On the issue of tax reform, U.S. voters remain unwavering in their support of the mortgage interest deduction. When asked to rate the importance of preserving tax deductions in the current tax code, an overwhelming number, 81 percent, said it's important to keep the deduction of mortgage interest on a primary home, ranking it in a virtual tie with medical expenses (82 percent).
In addition, more than three-quarters of respondents (76 percent) cited the importance of keeping the deduction for state and local taxes, including property taxes. Furthermore, those renting their current homes also placed a high priority on preserving the mortgage interest deduction. In ranking the importance of current tax deductions, renters said this provision came in second at 71 percent, behind the deduction for medical expenses.
Public Opinion Strategies conducted the survey Sept. 9 through 12 to assess the public's attitude toward the mortgage interest deduction and the importance of homeownership.

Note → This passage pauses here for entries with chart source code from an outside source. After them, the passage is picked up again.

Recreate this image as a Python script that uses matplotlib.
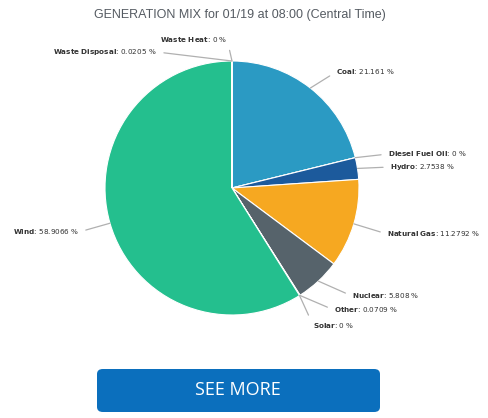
import numpy as np
import matplotlib as mpl
mpl.use('Agg')
import matplotlib.pyplot as plt
from matplotlib.patches import FancyBboxPatch

# generation mix shares (%), clockwise from 12 o'clock
fuels = ['Coal', 'Diesel Fuel Oil', 'Hydro', 'Natural Gas', 'Nuclear', 'Other',
         'Solar', 'Wind', 'Waste Disposal', 'Waste Heat']
shares = [21.161, 0, 2.7538, 11.2792, 5.808, 0.0709, 0, 58.9066, 0.0205, 0]
share_text = ['21.161', '0', '2.7538', '11.2792', '5.808', '0.0709', '0',
              '58.9066', '0.0205', '0']
colors = ['#2b9ac3', '#7a4f9a', '#1c5a9c', '#f6a821', '#56636b', '#9aa5ab',
          '#f2d23a', '#24bf8e', '#8a6d3b', '#c44e52']

W, H = 488, 418
cx, cy, R = 232, 188, 127   # pie centre / radius in pixels

# label text positions in pixels (layout only)
label_pos = {
    'Coal': (336, 72, 'left'),
    'Diesel Fuel Oil': (388, 154, 'left'),
    'Hydro': (390, 167, 'left'),
    'Natural Gas': (387, 234, 'left'),
    'Nuclear': (352, 296, 'left'),
    'Other': (334, 310, 'left'),
    'Solar': (313, 325, 'left'),
    'Wind': (79, 232, 'right'),
    'Waste Disposal': (157, 52, 'right'),
    'Waste Heat': (227, 39, 'right'),
}

fig = plt.figure(figsize=(W / 100, H / 100), dpi=100)
ax = fig.add_axes([(cx - R) / W, (H - cy - R) / H, 2 * R / W, 2 * R / H])
wedges, _ = ax.pie(shares, colors=colors, startangle=90, counterclock=False,
                   radius=1, wedgeprops=dict(edgecolor='white', linewidth=0.8))
ax.set_xlim(-1, 1)
ax.set_ylim(-1, 1)
ax.set_aspect('equal')
ax.axis('off')

for w, name, txt in zip(wedges, fuels, share_text):
    mid = np.deg2rad((w.theta1 + w.theta2) / 2)
    ax0, ay0 = np.cos(mid), np.sin(mid)
    px, py, ha = label_pos[name]
    tx, ty = (px - cx) / R, (cy - py) / R
    bold = name.replace(' ', r'\ ')
    ax.annotate(r'$\bf{' + bold + '}$: ' + txt + ' %', xy=(ax0, ay0),
                xytext=(tx, ty), ha=ha, va='center', fontsize=5.2,
                color='#333333', annotation_clip=False,
                arrowprops=dict(arrowstyle='-', color='#b0b0b0', lw=0.9,
                                shrinkA=3, shrinkB=0,
                                relpos=(0, 0.5) if ha == 'left' else (1, 0.5)))

fig.text(240 / W, 1 - 15 / H, 'GENERATION MIX for 01/19 at 08:00 (Central Time)',
         ha='center', va='center', fontsize=9, color='#555b62',
         family='Liberation Sans')

btn = FancyBboxPatch((97 / W, 1 - 412 / H), (380 - 97) / W, 43 / H,
                     boxstyle='round,pad=0,rounding_size=0.012',
                     transform=fig.transFigure, facecolor='#0b6fbd',
                     edgecolor='none')
fig.patches.append(btn)
fig.text(238 / W, 1 - 390 / H, 'SEE MORE', ha='center', va='center',
         fontsize=13, color='white', family='Open Sans')

fig.savefig('out.png', dpi=100)
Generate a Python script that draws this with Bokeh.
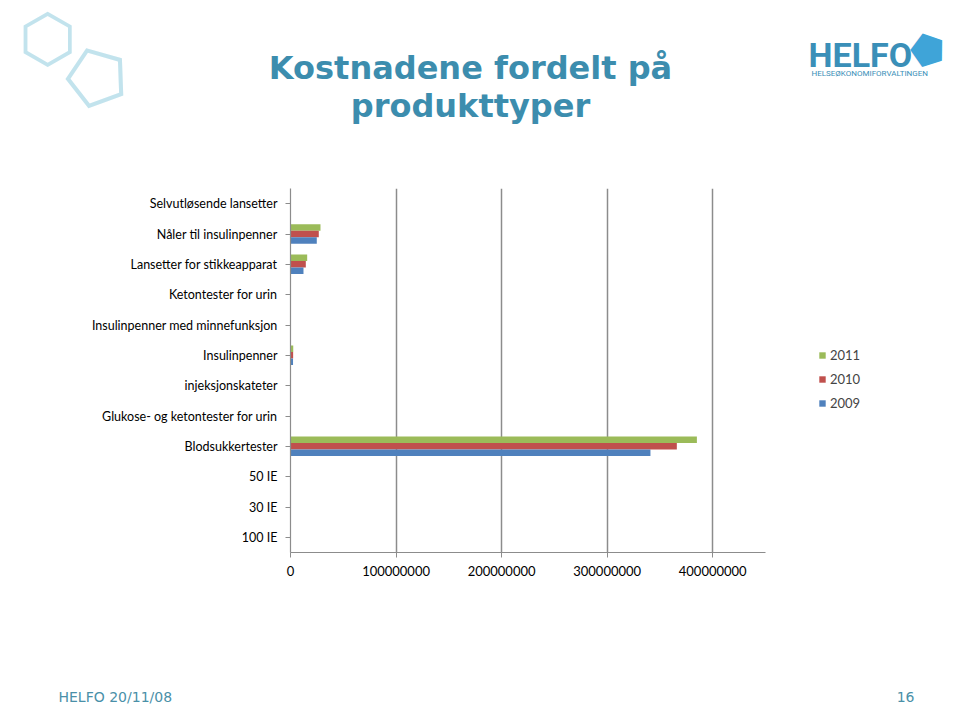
from bokeh.plotting import figure
from bokeh.models import (Range1d, FactorRange, FixedTicker, BasicTickFormatter,
                          Legend, LegendItem, ColumnDataSource, Label)
from bokeh.transform import dodge
from bokeh.embed import file_html
from bokeh.resources import INLINE

# ---------------- data ----------------
categories = ["Selvutløsende lansetter", "Nåler til insulinpenner",
              "Lansetter for stikkeapparat", "Ketontester for urin",
              "Insulinpenner med minnefunksjon", "Insulinpenner",
              "injeksjonskateter", "Glukose- og ketontester for urin",
              "Blodsukkertester", "50 IE", "30 IE", "100 IE"]
cost_2009 = [0, 24.9e6, 12.3e6, 0, 0, 2.4e6, 0, 0, 341e6, 0, 0, 0]
cost_2010 = [0, 26.8e6, 14.5e6, 0, 0, 2.5e6, 0, 0, 366e6, 0, 0, 0]
cost_2011 = [0, 28.4e6, 15.8e6, 0, 0, 2.6e6, 0, 0, 385e6, 0, 0, 0]
years = ["2011", "2010", "2009"]
x_ticks = [0, 100000000, 200000000, 300000000, 400000000]
x_max = 450000000

title_lines = ["Kostnadene fordelt på", "produkttyper"]
logo_name = "HELFO"
logo_sub = "HELSEØKONOMIFORVALTINGEN"
footer_left = "HELFO 20/11/08"
footer_right = "16"

TEAL = "#3C8DAE"
GREEN, RED, BLUE = "#9BBB59", "#C0504D", "#4F81BD"
GRID = "#8C8C8C"
DECO = "#C2E3ED"

FL, FT, FB = 290, 188, 552
AXIS_RIGHT = 765

src = ColumnDataSource(dict(cat=categories, c2009=cost_2009, c2010=cost_2010,
                            c2011=cost_2011))

p = figure(width=960, height=706, y_range=FactorRange(factors=categories[::-1]),
           x_range=Range1d(0, x_max * (960 - FL) / (AXIS_RIGHT - FL)),
           toolbar_location=None, output_backend="svg",
           min_border_left=FL, min_border_right=0, min_border_top=FT,
           min_border_bottom=706 - FB)
p.outline_line_color = None
p.background_fill_color = "white"
p.border_fill_color = "white"

bh = 0.215
r11 = p.hbar(y=dodge("cat", bh, range=p.y_range), right="c2011", left=0, height=bh,
             source=src, fill_color=GREEN, line_color=None)
r10 = p.hbar(y=dodge("cat", 0, range=p.y_range), right="c2010", left=0, height=bh,
             source=src, fill_color=RED, line_color=None)
r09 = p.hbar(y=dodge("cat", -bh, range=p.y_range), right="c2009", left=0, height=bh,
             source=src, fill_color=BLUE, line_color=None)

p.xaxis.ticker = FixedTicker(ticks=x_ticks)
p.xaxis.formatter = BasicTickFormatter(use_scientific=False)
p.xaxis.bounds = (0, x_max)
p.xaxis.major_label_text_font = "Lato"
p.xaxis.major_label_text_font_size = "13px"
p.xaxis.major_label_text_color = "#000000"
p.xaxis.major_label_standoff = 8
p.xaxis.major_tick_out = 5
p.xaxis.major_tick_in = 0
p.xaxis.minor_tick_line_color = None

p.yaxis.major_label_text_font = "Lato"
p.yaxis.major_label_text_font_size = "12.5px"
p.yaxis.major_label_text_color = "#000000"
p.yaxis.major_label_standoff = 8
p.yaxis.major_tick_out = 5
p.yaxis.major_tick_in = 0

for ax in (p.xaxis, p.yaxis):
    ax.axis_line_color = GRID
    ax.major_tick_line_color = GRID
    ax.axis_line_width = 1.2

p.xgrid.ticker = FixedTicker(ticks=x_ticks)
p.xgrid.grid_line_color = GRID
p.xgrid.grid_line_width = 1.5
p.ygrid.grid_line_color = None

legend = Legend(items=[LegendItem(label=years[0], renderers=[r11]),
                       LegendItem(label=years[1], renderers=[r10]),
                       LegendItem(label=years[2], renderers=[r09])],
                location=(818 - FL, 141), orientation="vertical")
legend.glyph_width = 8
legend.glyph_height = 8
legend.label_text_font = "Lato"
legend.label_text_font_size = "13px"
legend.label_height = 16
legend.label_standoff = 4
legend.spacing = 8
legend.padding = 0
legend.margin = 0
legend.border_line_color = None
legend.background_fill_alpha = 0
p.add_layout(legend, "center")


# ---------------- slide texts, placed in the border panels ----------------
def lbl(side, x, y, txt, size, color, font="DejaVu Sans", style="normal",
        align="left", angle=0.0):
    p.add_layout(Label(x=x, y=y, x_units="screen", y_units="screen", text=txt,
                       text_align=align, text_baseline="middle", text_font=font,
                       text_font_size=size, text_font_style=style,
                       text_color=color, angle=angle), side)


# above panel (stacked outward from the frame)
lbl("above", 470 - FL, 83, title_lines[1], "32px", TEAL, style="bold", align="center")
lbl("above", 470 - FL, 83, title_lines[0], "32px", TEAL, style="bold", align="center")
lbl("above", 808 - FL, 58, logo_name, "34px", "#3A8FB8", font="Roboto", style="bold")
lbl("above", 811 - FL, -1, logo_sub, "8px", "#3A8FB8", font="Roboto")
lbl("above", 927 - FL, 14, "⬟", "40px", "#3FA4D8", align="center", angle=0.3)

# below panel (after the x axis)
lbl("below", 58 - FL, -102, footer_left, "14px", "#4A90A8")
lbl("below", 914 - FL, -92, footer_right, "14px", "#4A90A8", align="right")
lbl("below", 47 - FL, 643, "⬡", "66px", DECO, align="center")

# left panel (after the y axis)
lbl("left", 96, 476, "⬠", "72px", DECO, align="center", angle=0.35)

open("out.html", "w").write(file_html(p, INLINE))
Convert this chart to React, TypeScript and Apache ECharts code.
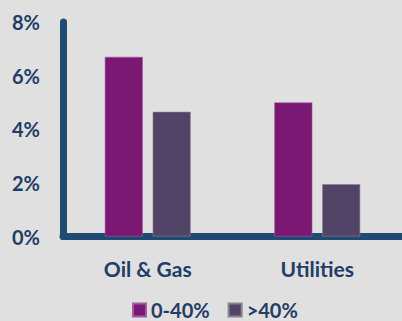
import React, { useEffect, useRef } from "react";
import * as echarts from "echarts";

const categories = ["Oil & Gas", "Utilities"];
const seriesNames = ["0-40%", ">40%"];
const lowValues = [6.7, 5.0];
const highValues = [4.65, 1.95];
const yTicks = [0, 2, 4, 6, 8];

const NAVY = "#1f4a72";
const TEXT = "#1f3d66";
const PURPLE = "#7a1874";
const GREYPURPLE = "#524466";

export default function App() {
  const ref = useRef<HTMLDivElement>(null);
  useEffect(() => {
    if (!ref.current) return;
    const chart = echarts.init(ref.current, null, { renderer: "svg" });
    chart.setOption({
      animation: false,
      backgroundColor: "#e0e0e0",
      textStyle: { fontFamily: "Lato" },
      grid: { left: 63, right: -1, top: 22, bottom: 84.5, containLabel: false },
      legend: {
        data: seriesNames,
        left: 132,
        top: 300,
        padding: 0,
        icon: "rect",
        itemWidth: 13,
        itemHeight: 13,
        itemGap: 18,
        textStyle: {
          color: TEXT,
          fontFamily: "Lato",
          fontWeight: "bold",
          fontSize: 20,
          lineHeight: 18,
          padding: [0, 0, 0, 0],
        },
      },
      xAxis: {
        type: "category",
        data: categories,
        axisLine: { show: true, lineStyle: { color: NAVY, width: 7 } },
        axisTick: { show: false },
        axisLabel: {
          color: TEXT,
          fontFamily: "Lato",
          fontWeight: "bold",
          fontSize: 21,
          margin: 21,
        },
      },
      yAxis: {
        type: "value",
        min: yTicks[0],
        max: yTicks[yTicks.length - 1],
        interval: 2,
        axisLine: { show: true, lineStyle: { color: NAVY, width: 7 } },
        axisTick: { show: false },
        splitLine: { show: false },
        axisLabel: {
          color: TEXT,
          fontFamily: "Lato",
          fontWeight: "bold",
          fontSize: 20,
          margin: 23,
          formatter: (v: number) => `${v}%`,
        },
      },
      series: [
        {
          name: seriesNames[0],
          type: "bar",
          data: lowValues,
          barWidth: 38,
          barGap: "26%",
          itemStyle: { color: PURPLE, borderColor: "#a35aa0", borderWidth: 0.6 },
        },
        {
          name: seriesNames[1],
          type: "bar",
          data: highValues,
          barWidth: 38,
          itemStyle: { color: GREYPURPLE, borderColor: "#8a7f98", borderWidth: 0.6 },
        },
      ],
    });
    return () => chart.dispose();
  }, []);
  return (
    <div
      ref={ref}
      style={{ position: "fixed", left: 0, top: 0, width: 402, height: 321 }}
    />
  );
}
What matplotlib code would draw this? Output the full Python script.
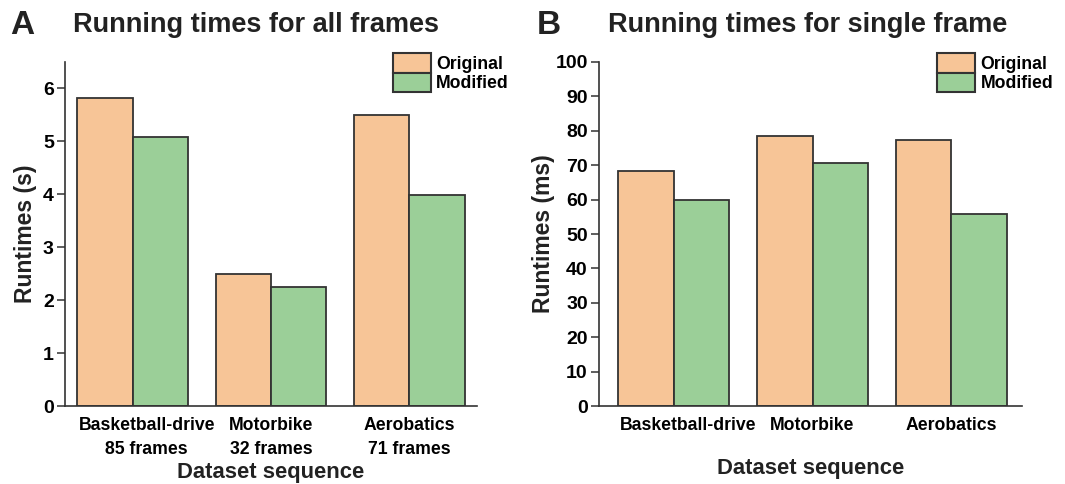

"As the midterm elections draw near, voters are sending a resounding message to Congress and the Administration: Don't meddle with the mortgage interest deduction or other tax incentives that support homeownership," said NAHB Chairman Bob Jones, a home builder from Bloomfield Hills, Mich. "Voters strongly oppose any action to curtail or eliminate the mortgage interest deduction, even when they hear an argument that eliminating the deduction would help reduce the federal deficit."